Gerardo Vargas Landeros: crónica de una cacería anticipada

Benjamín Bojórquez Olea
En la política mexicana —y en particular en la sinaloense— no se compite: se sobrevive. La simple mención del nombre de Gerardo Octavio Vargas Landeros como posible sucesor de Rubén Rocha Moya en 2027 ha desatado un fenómeno que ya conocemos demasiado bien, pero que cada vez parece más siniestro por su precisión quirúrgica y frialdad institucional. Activar la maquinaria oficial contra un actor político incómodo es tan predecible como el ciclo de las estaciones. Pero no por ello deja de ser escandaloso.
La fórmula se repite: auditoría, escarnio público, demandas, y procesos eternos. ¿Es acaso coincidencia que cada uno de estos pasos haya sido empleado anteriormente con eficacia contra otros contendientes incómodos? No lo es. Estamos frente a un sistema que ha perfeccionado el arte de la inhibición por desgaste. No se trata de encontrar culpables, sino de sembrar dudas, erosionar prestigios y, sobre todo, inmovilizar aspiraciones. Es la política como guerra de trincheras: quien levanta la cabeza, recibe el disparo, si bien le va.
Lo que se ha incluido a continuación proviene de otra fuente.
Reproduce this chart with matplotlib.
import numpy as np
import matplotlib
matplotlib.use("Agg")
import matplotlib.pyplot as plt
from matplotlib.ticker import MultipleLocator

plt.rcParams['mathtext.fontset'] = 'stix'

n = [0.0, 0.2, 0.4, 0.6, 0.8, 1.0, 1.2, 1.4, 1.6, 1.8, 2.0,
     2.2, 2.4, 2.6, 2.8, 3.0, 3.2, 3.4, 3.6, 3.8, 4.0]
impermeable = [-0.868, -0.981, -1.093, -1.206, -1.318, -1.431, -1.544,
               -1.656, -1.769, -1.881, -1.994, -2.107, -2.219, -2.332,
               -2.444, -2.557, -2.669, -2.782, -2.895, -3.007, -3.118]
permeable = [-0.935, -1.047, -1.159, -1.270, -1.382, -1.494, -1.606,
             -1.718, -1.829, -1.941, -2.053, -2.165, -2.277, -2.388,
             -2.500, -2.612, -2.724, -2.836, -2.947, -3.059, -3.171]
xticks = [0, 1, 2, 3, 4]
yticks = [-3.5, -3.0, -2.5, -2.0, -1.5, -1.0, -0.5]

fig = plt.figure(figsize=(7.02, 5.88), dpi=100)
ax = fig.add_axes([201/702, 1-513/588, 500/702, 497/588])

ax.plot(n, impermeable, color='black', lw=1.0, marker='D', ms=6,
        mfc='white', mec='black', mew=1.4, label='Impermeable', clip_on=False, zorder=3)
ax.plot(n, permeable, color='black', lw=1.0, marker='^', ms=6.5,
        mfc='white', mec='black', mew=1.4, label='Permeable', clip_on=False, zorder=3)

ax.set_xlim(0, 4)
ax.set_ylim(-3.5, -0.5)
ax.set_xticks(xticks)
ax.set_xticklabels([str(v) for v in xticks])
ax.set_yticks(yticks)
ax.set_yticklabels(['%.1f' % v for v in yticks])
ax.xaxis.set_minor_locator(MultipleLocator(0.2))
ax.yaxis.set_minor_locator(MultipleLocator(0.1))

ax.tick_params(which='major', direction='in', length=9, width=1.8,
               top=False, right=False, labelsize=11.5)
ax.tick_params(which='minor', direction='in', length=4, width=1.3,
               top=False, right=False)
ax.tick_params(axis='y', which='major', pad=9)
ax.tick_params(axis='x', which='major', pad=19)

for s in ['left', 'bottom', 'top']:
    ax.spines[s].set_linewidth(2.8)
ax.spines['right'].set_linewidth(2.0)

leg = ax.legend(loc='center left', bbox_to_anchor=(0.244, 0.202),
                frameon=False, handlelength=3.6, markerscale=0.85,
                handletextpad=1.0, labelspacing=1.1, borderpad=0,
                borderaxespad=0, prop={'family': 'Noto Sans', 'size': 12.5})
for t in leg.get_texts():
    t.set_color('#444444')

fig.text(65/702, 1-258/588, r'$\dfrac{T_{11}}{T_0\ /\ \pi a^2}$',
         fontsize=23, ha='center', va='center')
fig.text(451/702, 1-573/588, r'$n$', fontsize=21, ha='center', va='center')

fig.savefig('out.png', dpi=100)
Vargas Landeros, sin embargo, no es un improvisado ni un ingenuo. Ha sido parte del aparato, lo conoce desde dentro, lo ha nutrido y lo ha combatido. Su habilidad para navegar en aguas turbulentas le ha permitido construir una red de respaldo que va más allá de las siglas y los acuerdos de café. En Morena tiene tanto aliados como enemigos, lo que lo convierte en una figura incómoda, ambigua, y por ello más peligrosa para quienes sueñan con una sucesión controlada, sin sobresaltos ni disonancias.
La ofensiva en su contra —disfrazada de fiscalización y legalidad— no es otra cosa que un mensaje cifrado: “No te muevas”. Pero la política es también el arte de leer entre líneas, y Gerardo Vargas ya dio señales de que no piensa quedarse de brazos cruzados. La inclusión de su nombre en la lista de posibles aspirantes es ya un desafío, una jugada de ajedrez en la que el mensaje no es “quiero jugar”, sino “estoy dentro, aunque no me hayan invitado”.
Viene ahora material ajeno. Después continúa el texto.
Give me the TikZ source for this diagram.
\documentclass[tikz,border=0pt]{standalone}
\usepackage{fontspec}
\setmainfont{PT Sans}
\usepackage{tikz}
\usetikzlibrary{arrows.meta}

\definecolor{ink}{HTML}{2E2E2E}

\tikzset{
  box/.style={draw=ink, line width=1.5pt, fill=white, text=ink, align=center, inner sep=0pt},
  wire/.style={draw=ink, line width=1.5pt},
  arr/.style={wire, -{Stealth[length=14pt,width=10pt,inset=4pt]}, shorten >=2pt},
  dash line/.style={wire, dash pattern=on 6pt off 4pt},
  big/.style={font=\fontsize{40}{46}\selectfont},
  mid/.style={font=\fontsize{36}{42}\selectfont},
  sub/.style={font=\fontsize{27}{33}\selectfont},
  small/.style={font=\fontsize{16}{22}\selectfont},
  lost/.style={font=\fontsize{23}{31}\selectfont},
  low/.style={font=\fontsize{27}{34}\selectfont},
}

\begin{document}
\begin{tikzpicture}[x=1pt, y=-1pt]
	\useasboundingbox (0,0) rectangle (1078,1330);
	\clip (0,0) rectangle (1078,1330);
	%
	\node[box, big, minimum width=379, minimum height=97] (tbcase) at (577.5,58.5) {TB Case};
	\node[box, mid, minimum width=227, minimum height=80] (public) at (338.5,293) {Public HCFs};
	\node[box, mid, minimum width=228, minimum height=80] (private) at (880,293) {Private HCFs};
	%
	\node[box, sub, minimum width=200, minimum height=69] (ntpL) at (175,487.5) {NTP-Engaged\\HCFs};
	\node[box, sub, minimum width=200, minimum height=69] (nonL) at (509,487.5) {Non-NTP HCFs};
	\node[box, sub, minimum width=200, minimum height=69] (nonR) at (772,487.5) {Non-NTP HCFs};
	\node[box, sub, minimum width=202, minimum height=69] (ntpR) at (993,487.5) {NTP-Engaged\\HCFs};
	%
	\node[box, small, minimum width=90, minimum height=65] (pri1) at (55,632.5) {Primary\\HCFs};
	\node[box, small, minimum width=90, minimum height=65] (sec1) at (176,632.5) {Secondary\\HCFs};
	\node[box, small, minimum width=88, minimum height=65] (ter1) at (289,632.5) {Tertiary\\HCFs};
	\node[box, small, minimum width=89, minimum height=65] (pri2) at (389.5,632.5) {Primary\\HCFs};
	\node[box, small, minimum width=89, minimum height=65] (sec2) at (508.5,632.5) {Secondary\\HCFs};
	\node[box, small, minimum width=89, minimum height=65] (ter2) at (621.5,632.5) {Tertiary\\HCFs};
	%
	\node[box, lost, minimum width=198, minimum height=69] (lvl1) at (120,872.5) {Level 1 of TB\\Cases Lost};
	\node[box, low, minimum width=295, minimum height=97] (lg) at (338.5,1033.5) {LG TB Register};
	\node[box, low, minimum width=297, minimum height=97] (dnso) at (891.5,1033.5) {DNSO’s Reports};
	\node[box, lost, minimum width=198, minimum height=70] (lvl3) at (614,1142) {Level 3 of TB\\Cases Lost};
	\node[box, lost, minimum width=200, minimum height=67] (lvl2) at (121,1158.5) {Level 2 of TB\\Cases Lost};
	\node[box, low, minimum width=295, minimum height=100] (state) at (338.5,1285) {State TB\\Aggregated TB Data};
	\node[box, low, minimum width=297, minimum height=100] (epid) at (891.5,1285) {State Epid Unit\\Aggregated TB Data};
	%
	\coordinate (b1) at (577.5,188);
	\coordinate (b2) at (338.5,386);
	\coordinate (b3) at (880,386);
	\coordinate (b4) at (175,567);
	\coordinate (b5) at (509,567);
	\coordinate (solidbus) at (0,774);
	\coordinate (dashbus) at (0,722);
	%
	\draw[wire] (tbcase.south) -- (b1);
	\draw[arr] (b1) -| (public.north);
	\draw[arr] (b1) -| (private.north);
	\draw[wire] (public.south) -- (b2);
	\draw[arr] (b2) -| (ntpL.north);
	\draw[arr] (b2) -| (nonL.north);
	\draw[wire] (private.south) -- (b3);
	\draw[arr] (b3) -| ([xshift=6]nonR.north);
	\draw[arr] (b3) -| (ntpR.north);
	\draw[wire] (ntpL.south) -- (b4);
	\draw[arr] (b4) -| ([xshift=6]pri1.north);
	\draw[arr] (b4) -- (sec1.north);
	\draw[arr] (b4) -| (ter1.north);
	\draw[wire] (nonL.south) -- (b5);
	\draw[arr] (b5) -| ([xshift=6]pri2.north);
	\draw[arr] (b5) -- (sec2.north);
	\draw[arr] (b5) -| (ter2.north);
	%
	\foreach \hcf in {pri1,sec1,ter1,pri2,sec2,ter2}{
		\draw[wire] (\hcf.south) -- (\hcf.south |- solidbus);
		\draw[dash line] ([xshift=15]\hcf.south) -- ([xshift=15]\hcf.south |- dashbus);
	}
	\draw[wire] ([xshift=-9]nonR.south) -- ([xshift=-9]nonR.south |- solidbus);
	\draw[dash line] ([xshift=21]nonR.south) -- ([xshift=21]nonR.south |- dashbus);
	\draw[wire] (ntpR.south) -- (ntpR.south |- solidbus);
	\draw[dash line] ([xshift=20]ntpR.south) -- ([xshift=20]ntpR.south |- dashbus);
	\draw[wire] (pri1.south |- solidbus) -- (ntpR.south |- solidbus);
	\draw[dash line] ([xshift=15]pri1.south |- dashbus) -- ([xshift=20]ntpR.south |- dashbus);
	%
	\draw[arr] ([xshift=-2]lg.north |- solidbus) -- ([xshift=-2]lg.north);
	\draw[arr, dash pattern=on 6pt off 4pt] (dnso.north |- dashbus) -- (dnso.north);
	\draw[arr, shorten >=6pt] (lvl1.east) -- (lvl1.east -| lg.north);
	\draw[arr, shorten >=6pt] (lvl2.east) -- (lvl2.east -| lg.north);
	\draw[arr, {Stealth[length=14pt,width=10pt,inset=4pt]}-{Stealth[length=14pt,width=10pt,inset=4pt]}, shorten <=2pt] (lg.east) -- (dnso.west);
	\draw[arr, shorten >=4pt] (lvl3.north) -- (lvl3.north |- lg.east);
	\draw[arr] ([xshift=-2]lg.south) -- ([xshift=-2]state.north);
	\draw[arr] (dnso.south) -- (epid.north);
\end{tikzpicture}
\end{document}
Y aquí es donde la reflexión se vuelve más profunda. ¿Qué tipo de democracia estamos construyendo cuando el verdadero juego político se libra en tribunales, auditorías y filtraciones mediáticas? ¿Qué legitimidad puede tener un proceso electoral si las candidaturas son moldeadas no por la voluntad popular, sino por las amenazas veladas del poder institucional?
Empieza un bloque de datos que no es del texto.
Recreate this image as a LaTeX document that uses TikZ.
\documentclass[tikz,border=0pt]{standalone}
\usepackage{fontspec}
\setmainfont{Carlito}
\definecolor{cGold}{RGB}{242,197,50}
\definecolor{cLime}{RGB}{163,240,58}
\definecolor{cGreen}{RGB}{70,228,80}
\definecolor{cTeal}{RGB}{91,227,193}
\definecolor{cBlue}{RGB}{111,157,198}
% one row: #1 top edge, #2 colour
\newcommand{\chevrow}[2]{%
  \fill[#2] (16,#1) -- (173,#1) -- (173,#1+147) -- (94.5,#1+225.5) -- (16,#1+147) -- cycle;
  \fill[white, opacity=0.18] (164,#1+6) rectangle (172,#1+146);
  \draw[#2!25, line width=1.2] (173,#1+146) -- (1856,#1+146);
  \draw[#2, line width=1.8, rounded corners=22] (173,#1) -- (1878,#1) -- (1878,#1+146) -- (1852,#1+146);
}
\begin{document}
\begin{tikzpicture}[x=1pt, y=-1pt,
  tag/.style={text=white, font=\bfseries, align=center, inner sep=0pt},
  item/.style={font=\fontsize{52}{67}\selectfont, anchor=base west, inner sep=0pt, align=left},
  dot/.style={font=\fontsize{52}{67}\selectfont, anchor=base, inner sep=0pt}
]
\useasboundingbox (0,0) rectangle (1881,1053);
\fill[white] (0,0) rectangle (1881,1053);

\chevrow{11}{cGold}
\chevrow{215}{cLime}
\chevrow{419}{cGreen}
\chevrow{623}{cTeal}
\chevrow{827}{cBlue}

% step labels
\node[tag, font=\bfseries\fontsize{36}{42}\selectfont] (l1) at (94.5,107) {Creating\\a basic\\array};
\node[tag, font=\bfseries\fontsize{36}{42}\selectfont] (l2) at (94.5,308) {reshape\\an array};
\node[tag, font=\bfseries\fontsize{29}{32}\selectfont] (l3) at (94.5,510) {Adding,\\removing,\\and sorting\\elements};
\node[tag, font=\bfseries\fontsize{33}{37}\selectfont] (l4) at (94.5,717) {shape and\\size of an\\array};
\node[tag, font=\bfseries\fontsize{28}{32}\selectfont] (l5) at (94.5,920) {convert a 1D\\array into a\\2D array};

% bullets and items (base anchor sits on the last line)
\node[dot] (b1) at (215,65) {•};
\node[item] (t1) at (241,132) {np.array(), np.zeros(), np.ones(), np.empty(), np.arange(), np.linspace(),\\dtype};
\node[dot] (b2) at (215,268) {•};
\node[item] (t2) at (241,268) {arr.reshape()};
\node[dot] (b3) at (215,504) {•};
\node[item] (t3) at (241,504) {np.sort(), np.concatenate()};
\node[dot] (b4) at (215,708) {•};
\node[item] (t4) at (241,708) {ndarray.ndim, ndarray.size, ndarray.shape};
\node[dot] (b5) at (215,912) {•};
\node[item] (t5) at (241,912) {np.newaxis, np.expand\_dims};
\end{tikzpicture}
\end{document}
La lucha por el poder en Sinaloa, como en buena parte del país, se ha convertido en un campo minado donde la justicia es utilizada como arma, no como principio. Y esto debería preocuparnos a todos, no solo por el caso de Vargas Landeros, sino porque revela la profunda fragilidad de nuestras instituciones. Si un político con estructura, colmillo y respaldo puede ser neutralizado con una denuncia, ¿qué queda para los ciudadanos de a pie?
GOTITAS DE AGUA
Al final, este episodio no es únicamente sobre Gerardo Vargas Landeros. Es sobre la manera en que el poder se ejerce, se protege y se perpetúa. Es sobre cómo el sistema se defiende a sí mismo incluso a costa de su legitimidad. Y es sobre cómo, en un país que presume ser democrático, los verdaderos combates no se libran en las urnas, sino en los sótanos del poder.
Quizá la pregunta más honesta que podemos hacernos es: ¿Queremos seguir viviendo en un país donde pensar en grande es motivo suficiente para ser castigado?.